Lakian returned to politics in 1994 to challenge Mitt Romney for the Republican nomination for U.S. Senate. Lakian outspent his rival but was defeated by Romney who won the nomination.

==Legal issues==

On Friday, February 5, 2016, John Lakian pleaded guilty to two counts of securities fraud for defrauding investors out of millions of dollars in two separate schemes. When sentenced, he faces a maximum sentence of 20 years' imprisonment on each count.

Between 2009 and 2013, John Lakian and his partner Diane Lamm were involved in two schemes to steal investors' money. In the first, the defendants obtained more than $11 million by promising Capital L investors that their money would be used to purchase, consolidate, and sell registered investment advisory businesses. Instead, Lakian and Lamm diverted more than $3 million of it to themselves and to entities they owned and controlled. In the second scheme, the defendants perpetrated their fraud through their management of the liquidation of Aegis Capital, a North Carolina–based investment fund. Instead of returning investment proceeds to investors, Lakian and Lamm diverted more than $2 million of investors' money to themselves and to restaurant businesses they controlled.

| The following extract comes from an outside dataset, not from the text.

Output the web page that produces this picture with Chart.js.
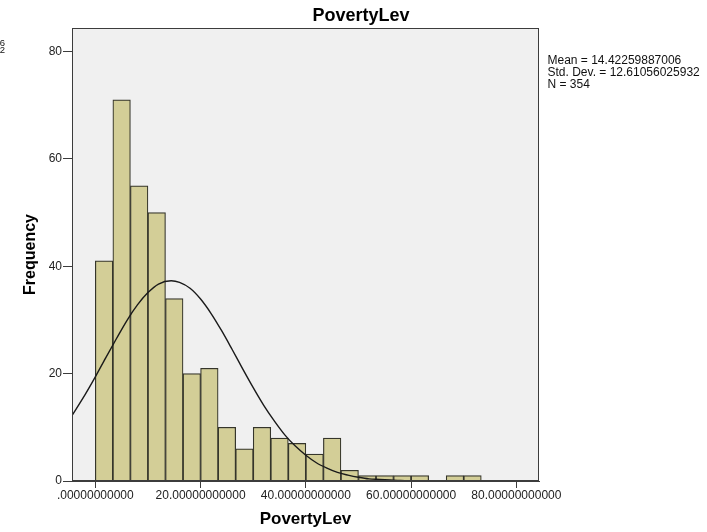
<!DOCTYPE html>
<html>
<head>
<meta charset="utf-8">
<script src="https://cdn.jsdelivr.net/npm/chart.js@4.4.1/dist/chart.umd.min.js"></script>
<style>
  html, body { margin: 0; padding: 0; background: #fff; }
  #wrap { width: 707px; height: 532px; position: relative; }
</style>
</head>
<body>
<div id="wrap"><canvas id="hist"></canvas></div>
<script>
// histogram bins (lower edge) and frequencies
var binStarts = [0, 3.333, 6.667, 10, 13.333, 16.667, 20, 23.333, 26.667, 30, 33.333,
                 36.667, 40, 43.333, 46.667, 50, 53.333, 56.667, 60, 63.333, 66.667, 70];
var binCounts = [41, 71, 55, 50, 34, 20, 21, 10, 6, 10, 8,
                 7, 5, 8, 2, 1, 1, 1, 1, 0, 1, 1];
var binWidth = 3.333;

// normal curve
var curveX = [-4.43, -2, 0, 2, 4, 6, 8, 10, 12, 14.42, 16, 18, 20, 22, 24, 26, 28, 30,
              32, 34, 36, 38, 40, 42, 44, 46, 48, 50, 52, 54, 56, 58, 60, 64, 84.3];
var curveY = [12.2, 16.0, 19.4, 23.0, 26.5, 29.9, 32.8, 35.1, 36.7, 37.3, 37.0, 35.9, 33.9,
              31.2, 28.0, 24.5, 20.9, 17.4, 14.1, 11.2, 8.6, 6.5, 4.8, 3.4, 2.4, 1.6, 1.1,
              0.7, 0.4, 0.3, 0.2, 0.1, 0.05, 0, 0];

var xTicks = [0, 20, 40, 60, 80];
var xTickLabels = ['.00000000000', '20.00000000000', '40.00000000000', '60.00000000000', '80.00000000000'];
var yTicks = [0, 20, 40, 60, 80];

var statLines = ['Mean = 14.42259887006', 'Std. Dev. = 12.61056025932', 'N = 354'];
var chartTitle = 'PovertyLev';

var FONT = '"Liberation Sans", Arial, sans-serif';

var barPoints = binStarts.map(function(s, i) {
  return { x: s + binWidth / 2, y: binCounts[i] };
});
var curvePoints = curveX.map(function(x, i) {
  return { x: x, y: curveY[i] };
});

var frame = {
  id: 'frame',
  beforeDatasetsDraw: function(chart) {
    var a = chart.chartArea, ctx = chart.ctx;
    ctx.save();
    ctx.fillStyle = '#f0f0f0';
    ctx.fillRect(a.left, a.top, a.right - a.left, a.bottom - a.top);
    ctx.restore();
  },
  afterDraw: function(chart) {
    var a = chart.chartArea, ctx = chart.ctx;
    ctx.save();
    ctx.strokeStyle = '#3c3c3c';
    ctx.lineWidth = 1;
    ctx.strokeRect(a.left + 0.5, a.top + 0.5, a.right - a.left - 1, a.bottom - a.top - 1);

    ctx.fillStyle = '#000';
    ctx.font = 'bold 18px ' + FONT;
    ctx.textAlign = 'center';
    ctx.textBaseline = 'alphabetic';
    ctx.fillText(chartTitle, 361, 21);

    ctx.font = '12px ' + FONT;
    ctx.textAlign = 'left';
    ctx.fillStyle = '#111';
    for (var i = 0; i < statLines.length; i++) {
      ctx.fillText(statLines[i], 547.5, 63.5 + i * 12);
    }

    // clipped leftovers of a neighbouring legend at the far left edge
    ctx.font = '9.5px ' + FONT;
    ctx.textAlign = 'right';
    ctx.fillText(statLines[0], 5, 45.5);
    ctx.fillText(statLines[1], 5, 53);
    ctx.restore();
  }
};

new Chart(document.getElementById('hist'), {
  type: 'bar',
  data: {
    datasets: [{
      type: 'line',
      data: curvePoints,
      borderColor: '#1a1a1a',
      borderWidth: 1.4,
      pointRadius: 0,
      fill: false,
      cubicInterpolationMode: 'monotone',
      order: 0
    }, {
      type: 'bar',
      data: barPoints,
      backgroundColor: 'rgb(211,206,151)',
      borderColor: '#35352b',
      borderWidth: 1.2,
      barPercentage: 1,
      categoryPercentage: 1,
      order: 1
    }]
  },
  options: {
    responsive: true,
    maintainAspectRatio: false,
    animation: false,
    layout: { padding: { left: 0, top: 28, right: 168, bottom: 0 } },
    plugins: {
      legend: { display: false },
      tooltip: { enabled: false },
      title: { display: false }
    },
    scales: {
      x: {
        type: 'linear',
        min: -4.43,
        max: 84.3,
        offset: false,
        afterBuildTicks: function(s) { s.ticks = xTicks.map(function(v) { return { value: v }; }); },
        afterFit: function(s) { s.height = 51; },
        grid: { offset: false, drawOnChartArea: false, drawTicks: true, tickLength: 7, color: '#3c3c3c' },
        border: { display: true, color: '#3c3c3c' },
        ticks: {
          color: '#222',
          font: { family: FONT, size: 12 },
          padding: 0,
          maxRotation: 0,
          autoSkip: false,
          callback: function(v, i) { return xTickLabels[i]; }
        },
        title: {
          display: true,
          text: 'PovertyLev',
          color: '#000',
          font: { family: FONT, size: 17, weight: 'bold' },
          padding: { top: 0, bottom: 2 }
        }
      },
      y: {
        min: 0,
        max: 84.4,
        afterBuildTicks: function(s) { s.ticks = yTicks.map(function(v) { return { value: v }; }); },
        afterFit: function(s) { s.width = 72; },
        grid: { drawOnChartArea: false, drawTicks: true, tickLength: 9, color: '#3c3c3c' },
        border: { display: true, color: '#3c3c3c' },
        ticks: {
          color: '#222',
          font: { family: FONT, size: 12 },
          padding: 1
        },
        title: {
          display: true,
          text: 'Frequency',
          color: '#000',
          font: { family: FONT, size: 16, weight: 'bold' },
          padding: { top: 21, bottom: 0 }
        }
      }
    }
  },
  plugins: [frame]
});
</script>
</body>
</html>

He has been charged with investment and bank fraud. According to Robert L. Capers, United States Attorney for the Eastern District of New York, "The defendants played a confidence game, stealing investors' hard-earned money through lies and deceit to use for their own purposes". "We remain steadfast in our commitment to the investigation and prosecution of those who prey on investors and enrich themselves by means of financial fraud."

==Personal life==
John Lakian attended Boston University and served as a lieutenant in the United States Army during the Vietnam war. He was awarded a Bronze Star with a "V" for valor for his combat operations.